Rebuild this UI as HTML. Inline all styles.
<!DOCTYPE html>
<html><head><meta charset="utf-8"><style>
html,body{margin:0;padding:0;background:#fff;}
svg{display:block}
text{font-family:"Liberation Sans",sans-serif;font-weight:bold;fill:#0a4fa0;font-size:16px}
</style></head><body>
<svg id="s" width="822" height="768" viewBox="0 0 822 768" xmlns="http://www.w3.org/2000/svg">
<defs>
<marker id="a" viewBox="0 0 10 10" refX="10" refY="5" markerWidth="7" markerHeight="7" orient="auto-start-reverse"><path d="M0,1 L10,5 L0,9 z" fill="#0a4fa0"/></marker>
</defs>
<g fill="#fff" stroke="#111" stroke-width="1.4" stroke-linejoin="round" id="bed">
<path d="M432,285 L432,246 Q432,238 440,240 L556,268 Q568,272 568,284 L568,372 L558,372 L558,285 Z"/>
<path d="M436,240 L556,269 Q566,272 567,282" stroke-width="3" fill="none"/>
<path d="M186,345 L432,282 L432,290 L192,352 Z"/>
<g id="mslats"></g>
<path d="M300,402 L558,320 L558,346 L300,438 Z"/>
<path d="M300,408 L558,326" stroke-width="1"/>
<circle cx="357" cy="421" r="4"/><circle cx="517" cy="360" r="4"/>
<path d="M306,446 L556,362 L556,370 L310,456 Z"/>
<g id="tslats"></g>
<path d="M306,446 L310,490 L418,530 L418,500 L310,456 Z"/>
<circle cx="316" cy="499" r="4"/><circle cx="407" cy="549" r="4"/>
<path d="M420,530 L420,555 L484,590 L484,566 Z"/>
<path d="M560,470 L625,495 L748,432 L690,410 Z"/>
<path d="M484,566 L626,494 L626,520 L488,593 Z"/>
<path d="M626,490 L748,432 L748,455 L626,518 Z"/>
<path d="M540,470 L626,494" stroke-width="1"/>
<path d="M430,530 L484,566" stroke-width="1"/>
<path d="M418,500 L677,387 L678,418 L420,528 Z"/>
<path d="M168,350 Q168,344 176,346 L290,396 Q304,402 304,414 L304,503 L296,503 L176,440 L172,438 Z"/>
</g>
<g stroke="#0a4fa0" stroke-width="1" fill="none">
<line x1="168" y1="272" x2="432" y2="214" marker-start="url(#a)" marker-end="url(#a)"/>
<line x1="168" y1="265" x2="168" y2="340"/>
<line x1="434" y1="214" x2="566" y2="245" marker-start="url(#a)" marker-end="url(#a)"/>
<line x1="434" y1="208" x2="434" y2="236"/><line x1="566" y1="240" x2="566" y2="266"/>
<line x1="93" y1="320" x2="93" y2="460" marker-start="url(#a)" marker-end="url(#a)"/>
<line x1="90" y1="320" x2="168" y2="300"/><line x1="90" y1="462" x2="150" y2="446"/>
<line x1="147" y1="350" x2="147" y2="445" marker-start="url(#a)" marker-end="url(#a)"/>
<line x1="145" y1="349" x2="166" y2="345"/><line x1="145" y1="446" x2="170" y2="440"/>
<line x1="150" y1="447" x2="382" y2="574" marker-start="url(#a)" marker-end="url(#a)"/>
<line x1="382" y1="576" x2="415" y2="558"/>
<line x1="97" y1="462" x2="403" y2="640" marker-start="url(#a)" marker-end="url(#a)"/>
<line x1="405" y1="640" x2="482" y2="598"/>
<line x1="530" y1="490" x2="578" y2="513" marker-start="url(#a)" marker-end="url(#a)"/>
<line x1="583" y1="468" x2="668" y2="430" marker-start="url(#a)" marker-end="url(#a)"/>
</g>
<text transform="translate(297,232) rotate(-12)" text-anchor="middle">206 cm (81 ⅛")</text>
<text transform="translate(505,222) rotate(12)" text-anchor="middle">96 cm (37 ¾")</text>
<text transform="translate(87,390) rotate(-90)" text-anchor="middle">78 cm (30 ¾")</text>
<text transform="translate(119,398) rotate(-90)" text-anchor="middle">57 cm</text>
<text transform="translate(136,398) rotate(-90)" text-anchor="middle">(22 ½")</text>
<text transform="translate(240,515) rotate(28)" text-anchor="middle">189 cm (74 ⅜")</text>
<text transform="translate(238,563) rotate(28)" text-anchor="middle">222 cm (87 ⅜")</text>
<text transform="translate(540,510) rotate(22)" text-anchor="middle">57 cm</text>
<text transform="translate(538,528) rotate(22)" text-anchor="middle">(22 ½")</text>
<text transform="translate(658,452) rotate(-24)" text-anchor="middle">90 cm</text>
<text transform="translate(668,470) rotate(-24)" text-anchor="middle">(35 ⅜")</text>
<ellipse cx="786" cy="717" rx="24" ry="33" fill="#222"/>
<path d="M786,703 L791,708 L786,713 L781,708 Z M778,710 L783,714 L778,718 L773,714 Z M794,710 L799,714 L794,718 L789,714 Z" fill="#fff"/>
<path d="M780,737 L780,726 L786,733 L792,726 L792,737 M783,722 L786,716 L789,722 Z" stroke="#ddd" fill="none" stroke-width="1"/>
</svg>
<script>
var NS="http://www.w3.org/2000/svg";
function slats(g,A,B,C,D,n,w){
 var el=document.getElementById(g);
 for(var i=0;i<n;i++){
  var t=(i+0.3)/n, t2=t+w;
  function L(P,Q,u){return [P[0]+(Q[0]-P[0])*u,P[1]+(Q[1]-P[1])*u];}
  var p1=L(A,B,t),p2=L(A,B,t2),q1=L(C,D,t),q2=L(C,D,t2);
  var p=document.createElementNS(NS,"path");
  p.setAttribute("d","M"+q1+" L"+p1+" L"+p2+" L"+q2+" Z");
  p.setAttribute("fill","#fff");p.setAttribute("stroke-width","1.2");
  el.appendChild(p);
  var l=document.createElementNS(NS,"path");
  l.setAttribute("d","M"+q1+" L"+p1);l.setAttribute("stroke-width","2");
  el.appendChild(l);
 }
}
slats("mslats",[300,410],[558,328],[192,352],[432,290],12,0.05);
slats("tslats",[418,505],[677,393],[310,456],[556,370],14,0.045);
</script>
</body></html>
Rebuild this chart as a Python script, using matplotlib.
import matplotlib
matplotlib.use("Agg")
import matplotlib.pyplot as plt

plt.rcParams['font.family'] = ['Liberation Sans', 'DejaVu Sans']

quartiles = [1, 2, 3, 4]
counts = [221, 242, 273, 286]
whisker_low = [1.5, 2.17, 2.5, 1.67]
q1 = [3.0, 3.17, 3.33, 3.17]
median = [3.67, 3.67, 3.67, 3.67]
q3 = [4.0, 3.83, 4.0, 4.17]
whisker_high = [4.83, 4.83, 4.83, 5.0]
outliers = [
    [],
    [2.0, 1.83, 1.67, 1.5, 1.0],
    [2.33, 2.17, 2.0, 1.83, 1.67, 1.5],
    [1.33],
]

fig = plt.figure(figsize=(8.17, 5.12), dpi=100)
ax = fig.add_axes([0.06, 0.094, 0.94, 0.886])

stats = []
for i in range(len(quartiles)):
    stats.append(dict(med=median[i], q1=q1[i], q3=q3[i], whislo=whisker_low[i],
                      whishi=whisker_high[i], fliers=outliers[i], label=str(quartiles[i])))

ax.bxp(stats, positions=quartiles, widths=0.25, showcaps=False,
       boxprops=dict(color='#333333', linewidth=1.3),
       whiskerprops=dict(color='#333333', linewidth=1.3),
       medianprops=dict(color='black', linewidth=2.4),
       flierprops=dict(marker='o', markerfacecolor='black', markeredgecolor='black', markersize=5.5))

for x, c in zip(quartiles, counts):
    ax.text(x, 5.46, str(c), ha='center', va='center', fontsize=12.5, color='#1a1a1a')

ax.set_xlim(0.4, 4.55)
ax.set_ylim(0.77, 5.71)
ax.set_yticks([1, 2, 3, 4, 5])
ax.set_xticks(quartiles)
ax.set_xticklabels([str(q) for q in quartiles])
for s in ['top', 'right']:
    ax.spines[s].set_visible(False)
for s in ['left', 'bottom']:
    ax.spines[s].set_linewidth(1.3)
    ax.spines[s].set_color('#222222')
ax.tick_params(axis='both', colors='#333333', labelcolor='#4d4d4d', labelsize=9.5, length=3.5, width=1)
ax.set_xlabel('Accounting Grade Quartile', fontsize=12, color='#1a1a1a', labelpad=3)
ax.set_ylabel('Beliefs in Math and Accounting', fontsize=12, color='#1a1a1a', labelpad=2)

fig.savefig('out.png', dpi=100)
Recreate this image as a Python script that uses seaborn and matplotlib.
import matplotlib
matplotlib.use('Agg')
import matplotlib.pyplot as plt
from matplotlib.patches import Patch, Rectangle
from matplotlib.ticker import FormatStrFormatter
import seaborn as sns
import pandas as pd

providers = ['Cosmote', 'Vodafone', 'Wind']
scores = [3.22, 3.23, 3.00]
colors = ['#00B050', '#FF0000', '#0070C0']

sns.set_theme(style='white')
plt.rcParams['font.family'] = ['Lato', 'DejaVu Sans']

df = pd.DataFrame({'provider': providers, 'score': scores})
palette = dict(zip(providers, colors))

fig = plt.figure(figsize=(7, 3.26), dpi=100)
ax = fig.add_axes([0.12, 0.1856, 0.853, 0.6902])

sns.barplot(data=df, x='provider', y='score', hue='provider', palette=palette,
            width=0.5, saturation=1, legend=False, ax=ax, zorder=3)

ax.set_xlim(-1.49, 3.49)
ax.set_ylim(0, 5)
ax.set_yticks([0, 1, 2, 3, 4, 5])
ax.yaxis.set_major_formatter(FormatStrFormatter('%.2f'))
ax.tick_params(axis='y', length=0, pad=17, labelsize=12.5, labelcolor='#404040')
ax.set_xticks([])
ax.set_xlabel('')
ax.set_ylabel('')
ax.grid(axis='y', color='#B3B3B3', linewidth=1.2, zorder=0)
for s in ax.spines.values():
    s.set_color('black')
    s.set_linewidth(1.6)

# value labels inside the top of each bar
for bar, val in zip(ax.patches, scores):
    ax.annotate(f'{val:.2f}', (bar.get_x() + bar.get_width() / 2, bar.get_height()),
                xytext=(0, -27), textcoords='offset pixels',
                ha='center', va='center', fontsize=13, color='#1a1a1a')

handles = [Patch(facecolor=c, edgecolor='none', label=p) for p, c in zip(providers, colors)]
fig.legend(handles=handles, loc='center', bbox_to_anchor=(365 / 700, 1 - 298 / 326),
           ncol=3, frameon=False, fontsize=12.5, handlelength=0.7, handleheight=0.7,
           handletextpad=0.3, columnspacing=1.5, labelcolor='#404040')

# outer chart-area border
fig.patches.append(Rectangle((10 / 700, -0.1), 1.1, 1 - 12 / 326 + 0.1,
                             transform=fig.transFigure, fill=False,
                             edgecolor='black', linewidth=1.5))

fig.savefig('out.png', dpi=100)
━━━━━━━━━━━━━━━━━━━━
Nothing outside the span should appear: copy exactly from the line with "Recreate this image" through the line with "import pandas as pd".

Recreate this image as a Python script that uses seaborn and matplotlib.
import matplotlib
matplotlib.use('Agg')
import matplotlib.pyplot as plt
from matplotlib.patches import Patch, Rectangle
from matplotlib.ticker import FormatStrFormatter
import seaborn as sns
import pandas as pd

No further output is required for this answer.